Monday, July 13, 2009

Papists Are Such Protestants – or – It's Bad All Over


Parish and personal duties have taken me to two events in Roman Catholic parishes this year – in two different dioceses. Back in January our parish choir participated in a Sunday afternoon “Epiphany Ecumenical Concert” here in a neighboring town and earlier this summer I attended a wedding in a Roman Catholic diocese in another state.


I was left with the impression that our separated brethren in Rome suffer under the same difficulties as we when it comes to reverence in worship – and maybe even a difficulty or two we have been spared.


For example, the ecumenical concert took place in what used to be a cathedral – it is now a parish church and still houses the bones of the first three bishops of what was once a frontier river port. I felt sorry to see the bones of these intrepid men being treated so poorly: the members of a Roman Catholic guitar choir had absent-mindedly leaned their guitar cases against the bishops' tomb. What is more, the stage for this musical ensemble had been erected directly in front of the altar of repose – and if the lamp was to be believed, the blessed Sacrament was indeed being reserved therein. Thus the group performed their music with their backs to the blessed Sacrament – and neither was any customary sign of reverence shown by any of the Roman Catholic participants toward that altar.


Neither the parish priest, the considerable number of nuns who were there to sing, nor the parish music director made any visible attempt to rectify the situation.


Bones buried in the sanctuary and a reserved Sacrament are rare in Lutheran Churches – though not unheard of – but the wedding I attended recently in a different Roman diocese highlighted issues more familiar to the Churches of the Augsburg Confession.


Since this was a mixed marriage, the Mass was not celebrated. Rather, a short marriage rite, very nearly identical to the LSB rite, was followed. See if any of this sounds familiar:


  • Lay readers, dressed as for a garden party in summer dresses that exposed the shoulders and then some.

  • The sister of the groom calling the bids for the prayers.

  • The “offensive” verses from Ephesians 5 concerning the wife's duty to her husband were simply elided out of the reading.

  • The chanteuse singing the verses of this Marty Haugen setting of Psalm 103 replaced every “his” with “God's” so that no masculine pronouns were used with reference to the Almighty.
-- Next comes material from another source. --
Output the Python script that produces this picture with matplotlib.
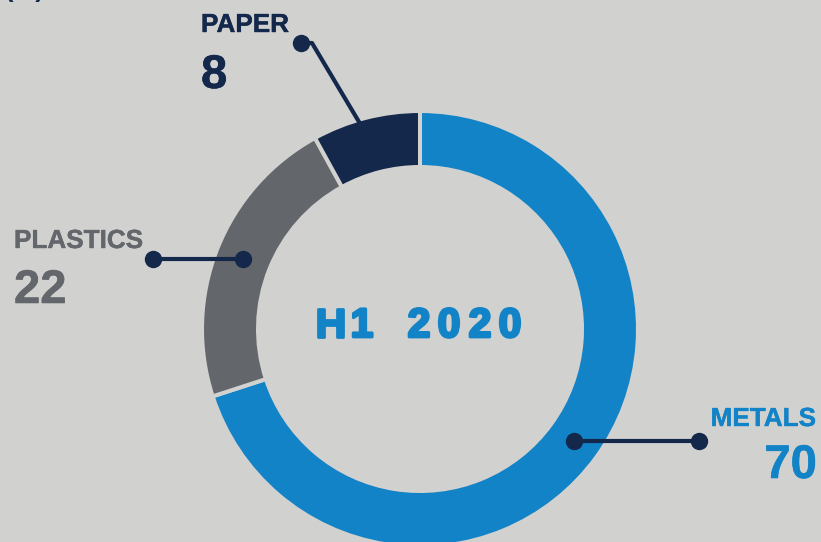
import numpy as np
import matplotlib.pyplot as plt
import matplotlib.patheffects as pe

plt.rcParams['font.family'] = ['Liberation Sans', 'DejaVu Sans']

categories = ['METALS', 'PLASTICS', 'PAPER']
values = [70, 22, 8]
colors = ['#1283c6', '#63666a', '#13284b']
title = 'H1 2020'
unit = '(%)'

bg = '#d1d1d0'
navy = '#13284b'
W, H = 821, 542


def Y(py):
    # pixel row (from top) -> data y
    return H - py


def heavy(c, lw):
    return [pe.withStroke(linewidth=lw, foreground=c)]


fig = plt.figure(figsize=(W / 100, H / 100), dpi=100, facecolor=bg)
ax = fig.add_axes([0, 0, 1, 1])
ax.set_facecolor(bg)

cx, cy = 420, Y(329)
R, w = 218, 56
ax.pie(values, colors=colors, startangle=90, counterclock=False,
       center=(cx, cy), radius=R,
       wedgeprops=dict(width=w, edgecolor=bg, linewidth=2.9), normalize=True)
ax.set_xlim(0, W)
ax.set_ylim(0, H)
ax.set_aspect('equal')
ax.axis('off')

# anchor points on the ring midline at each wedge's middle angle
frac = np.array(values) / np.sum(values)
mid = 90 - 360 * (np.cumsum(frac) - frac / 2)
rm = R - w / 2
ax_pts = [(cx + rm * np.cos(np.radians(a)), cy + rm * np.sin(np.radians(a))) for a in mid]

# leader lines
lk = dict(color=navy, lw=3, solid_capstyle='round', zorder=1)
mk = dict(color=navy, marker='o', ms=11.5, ls='none', zorder=4)

# metals
x0, y0 = ax_pts[0]
ax.plot([x0, 699], [y0, y0], **lk)
ax.plot([x0, 699], [y0, y0], **mk)
# plastics
x1, y1 = ax_pts[1]
ax.plot([x1, 153], [y1, y1], **lk)
ax.plot([x1, 153], [y1, y1], **mk)
# paper
x2, y2 = ax_pts[2]
ax.plot([x2, 312, 301], [y2, Y(43), Y(43)], color=navy, lw=3, zorder=1,
        solid_joinstyle='round')
ax.plot([301], [Y(43)], **mk)

# labels
lab = dict(fontsize=18.8, fontweight='bold', va='baseline')
num = dict(fontsize=34, fontweight='bold', va='baseline')
ax.text(201, Y(32), categories[2], color=colors[2], ha='left',
        path_effects=heavy(colors[2], 0.3), **lab)
ax.text(201, Y(88), str(values[2]), color=colors[2], ha='left',
        path_effects=heavy(colors[2], 0.4), **num)
ax.text(14, Y(248), categories[1], color=colors[1], ha='left',
        path_effects=heavy(colors[1], 0.3), **lab)
ax.text(14, Y(303), str(values[1]), color=colors[1], ha='left',
        path_effects=heavy(colors[1], 0.4), **num)
ax.text(816, Y(426), categories[0], color=colors[0], ha='right',
        path_effects=heavy(colors[0], 0.3), **lab)
ax.text(817, Y(478), str(values[0]), color=colors[0], ha='right',
        path_effects=heavy(colors[0], 0.4), **num)

# centre title, letter-spaced
centres = [330.5, 362, None, 419, 449, 480, 510]
for ch, xc in zip(title, centres):
    if xc is None:
        continue
    ax.text(xc, Y(337), ch, color=colors[0], fontsize=29.5, fontweight='bold',
            va='baseline', ha='center', path_effects=heavy(colors[0], 2.0))

# unit label cut off at the top edge
ax.text(5, Y(-3), unit, color=navy, fontsize=18.5, fontweight='bold',
        va='baseline', ha='left', clip_on=False)

fig.savefig('out.png', dpi=100, facecolor=bg)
Well. None of that brings me any Schadenfreude – but since misery loves company, I was at least heartened that the problems we face are not unique to Lutheranism. It is not some error in our theology, some fatal weakness in the Lutheran Reformation, that has led to the battles in our midst over reverence in worship. Rather, all Christians are fighting the sames enemies: the world, the flesh, and the devil which do not want us to hallow God's Name or let his Kingdom come.


There's plenty of need for repentance and serious thinking about worship to go around.


+HRC

1 comment:

  1. Well, after spending ten years in a Catholic parish I wish I could say that the above descriptions are the exception, but they are really the norm in many places.

    I'm not so sure I'd blame the world, the flesh and the devil on this one -- Bugnini and his crowd knew exactly what they were doing at the Second Vatican Council and the RC has now reaped the fruits.

    Irreverence before the tabernacle, people hopping into the pews without genuflecting, the terrible music which no one sings anyway. I'm sorry it took me ten years to figure out that this was not the RC my father grew up in.

    Yes, we have problems in the LCMS but I'm so glad to be back. I feel catholic again in a way I didn't in the Church of Rome.

    When my Lutheran nephew married his Catholic wife there was a full wedding mass. I'll never forget the sad and uncomfortable look on his face as the priest gave Communion to his wife and passed my nephew by. In charity there should have just been the marriage rite.